> [EXERCISE PROMPT]: From the listing below, copy word for word every line starting at the one that includes "Emit a LaTeX" and ending at the one that includes "(tgen) at (52,192.5)"; the pictures are omitted.

Data listing:
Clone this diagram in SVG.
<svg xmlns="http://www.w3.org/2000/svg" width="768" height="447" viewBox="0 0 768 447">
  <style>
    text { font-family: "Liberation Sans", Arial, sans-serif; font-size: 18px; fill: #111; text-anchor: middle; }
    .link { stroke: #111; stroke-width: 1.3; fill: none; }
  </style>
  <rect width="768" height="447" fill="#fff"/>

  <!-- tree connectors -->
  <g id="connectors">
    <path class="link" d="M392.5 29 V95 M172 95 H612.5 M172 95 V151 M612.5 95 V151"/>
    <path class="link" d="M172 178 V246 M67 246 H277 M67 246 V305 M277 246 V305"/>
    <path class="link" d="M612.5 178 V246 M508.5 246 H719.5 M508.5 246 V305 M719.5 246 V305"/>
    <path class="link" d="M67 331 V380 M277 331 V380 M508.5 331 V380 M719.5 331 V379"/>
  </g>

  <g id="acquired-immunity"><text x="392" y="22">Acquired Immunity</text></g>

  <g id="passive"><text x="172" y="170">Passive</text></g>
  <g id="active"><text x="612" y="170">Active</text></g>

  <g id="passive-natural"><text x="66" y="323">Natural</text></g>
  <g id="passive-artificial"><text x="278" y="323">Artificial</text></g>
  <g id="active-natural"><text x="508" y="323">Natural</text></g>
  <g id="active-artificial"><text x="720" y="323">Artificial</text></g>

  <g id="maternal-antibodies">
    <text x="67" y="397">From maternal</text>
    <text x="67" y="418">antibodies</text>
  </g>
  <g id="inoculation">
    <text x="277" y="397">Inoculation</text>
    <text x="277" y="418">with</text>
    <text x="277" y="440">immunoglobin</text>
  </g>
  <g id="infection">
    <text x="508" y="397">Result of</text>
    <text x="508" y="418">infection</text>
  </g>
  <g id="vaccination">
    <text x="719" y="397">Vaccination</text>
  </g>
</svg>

* * *

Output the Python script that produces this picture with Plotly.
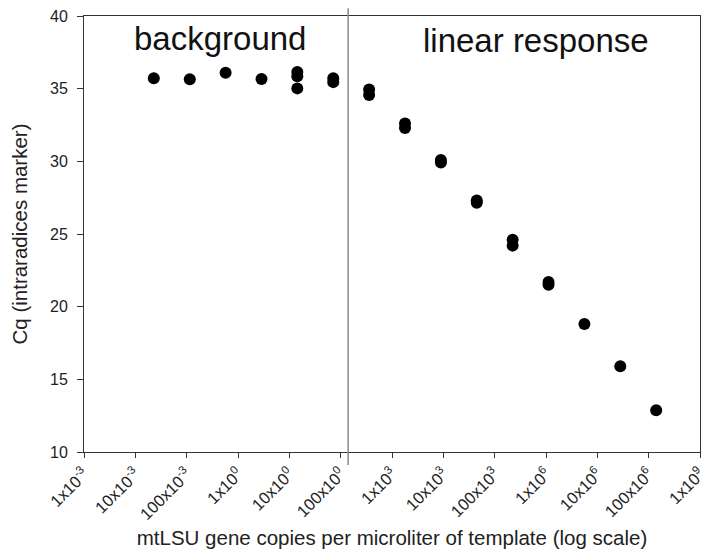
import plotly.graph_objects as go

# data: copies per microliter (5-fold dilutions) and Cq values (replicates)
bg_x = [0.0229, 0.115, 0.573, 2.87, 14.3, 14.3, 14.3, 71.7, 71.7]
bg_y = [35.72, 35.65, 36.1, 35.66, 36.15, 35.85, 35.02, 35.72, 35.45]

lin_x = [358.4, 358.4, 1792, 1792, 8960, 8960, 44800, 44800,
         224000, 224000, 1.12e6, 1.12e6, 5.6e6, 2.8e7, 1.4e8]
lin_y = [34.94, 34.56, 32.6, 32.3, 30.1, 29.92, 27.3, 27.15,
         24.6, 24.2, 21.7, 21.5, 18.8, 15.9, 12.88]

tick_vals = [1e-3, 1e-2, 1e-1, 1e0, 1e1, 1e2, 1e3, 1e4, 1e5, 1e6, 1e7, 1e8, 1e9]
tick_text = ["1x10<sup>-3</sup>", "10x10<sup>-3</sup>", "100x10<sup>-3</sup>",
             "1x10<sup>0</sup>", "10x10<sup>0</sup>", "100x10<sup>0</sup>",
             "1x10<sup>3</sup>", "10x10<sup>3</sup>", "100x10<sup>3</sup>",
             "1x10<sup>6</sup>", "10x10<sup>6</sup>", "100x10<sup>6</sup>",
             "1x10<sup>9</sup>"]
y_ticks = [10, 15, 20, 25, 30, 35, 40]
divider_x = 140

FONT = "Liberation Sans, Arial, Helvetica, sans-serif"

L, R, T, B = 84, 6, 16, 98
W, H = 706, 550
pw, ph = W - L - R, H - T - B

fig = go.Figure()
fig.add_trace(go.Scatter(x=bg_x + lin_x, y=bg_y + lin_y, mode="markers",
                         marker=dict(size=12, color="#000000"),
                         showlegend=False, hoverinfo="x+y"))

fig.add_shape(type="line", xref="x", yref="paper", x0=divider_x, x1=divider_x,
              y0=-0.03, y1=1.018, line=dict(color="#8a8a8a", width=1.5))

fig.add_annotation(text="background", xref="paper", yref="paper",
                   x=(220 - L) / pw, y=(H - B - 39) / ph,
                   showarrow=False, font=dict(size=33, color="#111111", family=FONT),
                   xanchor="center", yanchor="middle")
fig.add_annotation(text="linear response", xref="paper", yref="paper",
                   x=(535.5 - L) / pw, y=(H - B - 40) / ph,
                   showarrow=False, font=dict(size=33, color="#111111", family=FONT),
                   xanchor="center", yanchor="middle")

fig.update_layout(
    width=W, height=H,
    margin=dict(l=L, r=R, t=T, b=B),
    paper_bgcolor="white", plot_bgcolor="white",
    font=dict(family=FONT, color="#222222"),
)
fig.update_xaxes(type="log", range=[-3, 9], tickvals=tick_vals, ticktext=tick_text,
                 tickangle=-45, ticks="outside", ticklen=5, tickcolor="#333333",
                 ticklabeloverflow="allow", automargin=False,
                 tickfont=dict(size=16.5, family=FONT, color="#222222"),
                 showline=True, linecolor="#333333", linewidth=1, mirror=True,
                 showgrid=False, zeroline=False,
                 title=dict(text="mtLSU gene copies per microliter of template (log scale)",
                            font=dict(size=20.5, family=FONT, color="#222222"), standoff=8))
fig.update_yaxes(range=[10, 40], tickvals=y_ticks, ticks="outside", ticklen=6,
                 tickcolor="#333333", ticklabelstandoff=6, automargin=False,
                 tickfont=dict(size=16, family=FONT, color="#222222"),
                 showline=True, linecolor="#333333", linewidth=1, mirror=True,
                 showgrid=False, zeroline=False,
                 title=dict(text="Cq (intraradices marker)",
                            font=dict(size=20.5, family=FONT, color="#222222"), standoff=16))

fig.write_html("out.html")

...

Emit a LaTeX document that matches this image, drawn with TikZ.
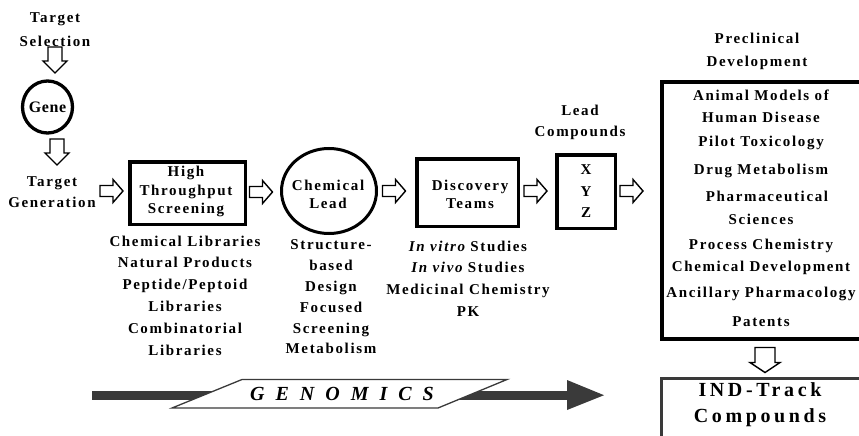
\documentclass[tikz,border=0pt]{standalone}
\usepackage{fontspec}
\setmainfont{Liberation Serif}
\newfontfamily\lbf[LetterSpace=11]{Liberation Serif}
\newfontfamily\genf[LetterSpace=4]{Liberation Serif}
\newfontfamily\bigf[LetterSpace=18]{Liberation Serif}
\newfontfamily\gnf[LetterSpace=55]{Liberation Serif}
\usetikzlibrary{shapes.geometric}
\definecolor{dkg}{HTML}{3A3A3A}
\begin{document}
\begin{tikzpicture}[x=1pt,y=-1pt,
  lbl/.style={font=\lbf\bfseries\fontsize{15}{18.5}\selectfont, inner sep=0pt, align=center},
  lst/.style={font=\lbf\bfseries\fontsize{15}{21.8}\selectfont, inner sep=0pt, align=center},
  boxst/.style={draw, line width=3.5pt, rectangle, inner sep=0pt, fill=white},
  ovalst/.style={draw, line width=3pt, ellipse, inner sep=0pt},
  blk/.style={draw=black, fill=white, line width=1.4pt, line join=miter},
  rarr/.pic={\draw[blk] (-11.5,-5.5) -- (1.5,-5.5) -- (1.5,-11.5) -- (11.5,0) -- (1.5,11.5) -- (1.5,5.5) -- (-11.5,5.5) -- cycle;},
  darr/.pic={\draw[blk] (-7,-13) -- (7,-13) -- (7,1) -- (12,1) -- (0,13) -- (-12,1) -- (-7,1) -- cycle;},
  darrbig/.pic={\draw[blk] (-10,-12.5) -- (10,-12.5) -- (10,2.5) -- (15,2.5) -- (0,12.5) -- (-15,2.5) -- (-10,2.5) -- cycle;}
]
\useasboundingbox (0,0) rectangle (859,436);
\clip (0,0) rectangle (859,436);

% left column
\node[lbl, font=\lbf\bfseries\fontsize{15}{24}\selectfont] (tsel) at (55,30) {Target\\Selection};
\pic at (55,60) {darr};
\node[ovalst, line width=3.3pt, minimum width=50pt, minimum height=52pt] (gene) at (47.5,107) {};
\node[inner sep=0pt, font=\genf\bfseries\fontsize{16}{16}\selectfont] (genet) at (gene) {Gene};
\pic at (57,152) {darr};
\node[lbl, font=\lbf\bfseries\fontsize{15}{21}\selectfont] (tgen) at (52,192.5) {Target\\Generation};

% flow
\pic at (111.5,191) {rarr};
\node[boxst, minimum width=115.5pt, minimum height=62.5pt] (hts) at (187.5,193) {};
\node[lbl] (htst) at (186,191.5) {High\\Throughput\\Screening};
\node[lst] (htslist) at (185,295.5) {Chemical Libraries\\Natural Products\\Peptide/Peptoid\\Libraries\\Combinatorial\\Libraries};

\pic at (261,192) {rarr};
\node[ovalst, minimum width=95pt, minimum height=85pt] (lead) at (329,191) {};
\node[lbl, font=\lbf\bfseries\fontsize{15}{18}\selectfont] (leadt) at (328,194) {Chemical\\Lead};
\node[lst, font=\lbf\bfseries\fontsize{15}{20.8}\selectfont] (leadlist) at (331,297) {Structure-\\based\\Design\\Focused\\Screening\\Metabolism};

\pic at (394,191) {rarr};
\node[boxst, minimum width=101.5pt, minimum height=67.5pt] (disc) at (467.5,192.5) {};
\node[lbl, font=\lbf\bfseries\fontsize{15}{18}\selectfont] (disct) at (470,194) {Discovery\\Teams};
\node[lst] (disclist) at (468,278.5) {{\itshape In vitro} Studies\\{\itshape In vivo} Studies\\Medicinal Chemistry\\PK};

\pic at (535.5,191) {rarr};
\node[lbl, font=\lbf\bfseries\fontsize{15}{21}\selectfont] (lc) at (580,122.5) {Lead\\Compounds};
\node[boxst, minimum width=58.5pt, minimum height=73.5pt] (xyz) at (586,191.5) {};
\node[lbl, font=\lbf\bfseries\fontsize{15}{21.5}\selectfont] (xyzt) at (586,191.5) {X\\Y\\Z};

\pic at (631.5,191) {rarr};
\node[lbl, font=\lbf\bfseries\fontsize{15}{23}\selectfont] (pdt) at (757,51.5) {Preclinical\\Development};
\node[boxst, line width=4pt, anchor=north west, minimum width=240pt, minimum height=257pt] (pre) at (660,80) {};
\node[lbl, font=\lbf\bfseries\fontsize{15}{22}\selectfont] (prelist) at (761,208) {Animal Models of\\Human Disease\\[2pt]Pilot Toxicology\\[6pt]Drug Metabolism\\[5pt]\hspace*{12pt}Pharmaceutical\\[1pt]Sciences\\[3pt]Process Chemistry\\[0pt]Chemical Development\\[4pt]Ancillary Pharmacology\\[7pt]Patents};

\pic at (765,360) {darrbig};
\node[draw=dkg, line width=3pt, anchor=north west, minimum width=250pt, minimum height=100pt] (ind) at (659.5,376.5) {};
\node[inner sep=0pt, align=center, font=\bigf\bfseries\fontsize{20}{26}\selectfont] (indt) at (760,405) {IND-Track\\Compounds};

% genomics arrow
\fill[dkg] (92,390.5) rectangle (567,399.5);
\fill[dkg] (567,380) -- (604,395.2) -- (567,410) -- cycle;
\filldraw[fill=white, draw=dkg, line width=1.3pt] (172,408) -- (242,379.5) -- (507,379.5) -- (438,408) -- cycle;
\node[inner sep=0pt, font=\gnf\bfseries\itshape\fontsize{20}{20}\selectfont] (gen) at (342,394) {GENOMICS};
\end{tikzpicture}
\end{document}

> [SOLUTION FOR THIS EXERCISE]:
Emit a LaTeX document that matches this image, drawn with TikZ.
\documentclass[tikz,border=0pt]{standalone}
\usepackage{fontspec}
\setmainfont{Liberation Serif}
\newfontfamily\lbf[LetterSpace=11]{Liberation Serif}
\newfontfamily\genf[LetterSpace=4]{Liberation Serif}
\newfontfamily\bigf[LetterSpace=18]{Liberation Serif}
\newfontfamily\gnf[LetterSpace=55]{Liberation Serif}
\usetikzlibrary{shapes.geometric}
\definecolor{dkg}{HTML}{3A3A3A}
\begin{document}
\begin{tikzpicture}[x=1pt,y=-1pt,
  lbl/.style={font=\lbf\bfseries\fontsize{15}{18.5}\selectfont, inner sep=0pt, align=center},
  lst/.style={font=\lbf\bfseries\fontsize{15}{21.8}\selectfont, inner sep=0pt, align=center},
  boxst/.style={draw, line width=3.5pt, rectangle, inner sep=0pt, fill=white},
  ovalst/.style={draw, line width=3pt, ellipse, inner sep=0pt},
  blk/.style={draw=black, fill=white, line width=1.4pt, line join=miter},
  rarr/.pic={\draw[blk] (-11.5,-5.5) -- (1.5,-5.5) -- (1.5,-11.5) -- (11.5,0) -- (1.5,11.5) -- (1.5,5.5) -- (-11.5,5.5) -- cycle;},
  darr/.pic={\draw[blk] (-7,-13) -- (7,-13) -- (7,1) -- (12,1) -- (0,13) -- (-12,1) -- (-7,1) -- cycle;},
  darrbig/.pic={\draw[blk] (-10,-12.5) -- (10,-12.5) -- (10,2.5) -- (15,2.5) -- (0,12.5) -- (-15,2.5) -- (-10,2.5) -- cycle;}
]
\useasboundingbox (0,0) rectangle (859,436);
\clip (0,0) rectangle (859,436);

% left column
\node[lbl, font=\lbf\bfseries\fontsize{15}{24}\selectfont] (tsel) at (55,30) {Target\\Selection};
\pic at (55,60) {darr};
\node[ovalst, line width=3.3pt, minimum width=50pt, minimum height=52pt] (gene) at (47.5,107) {};
\node[inner sep=0pt, font=\genf\bfseries\fontsize{16}{16}\selectfont] (genet) at (gene) {Gene};
\pic at (57,152) {darr};
\node[lbl, font=\lbf\bfseries\fontsize{15}{21}\selectfont] (tgen) at (52,192.5) {Target\\Generation};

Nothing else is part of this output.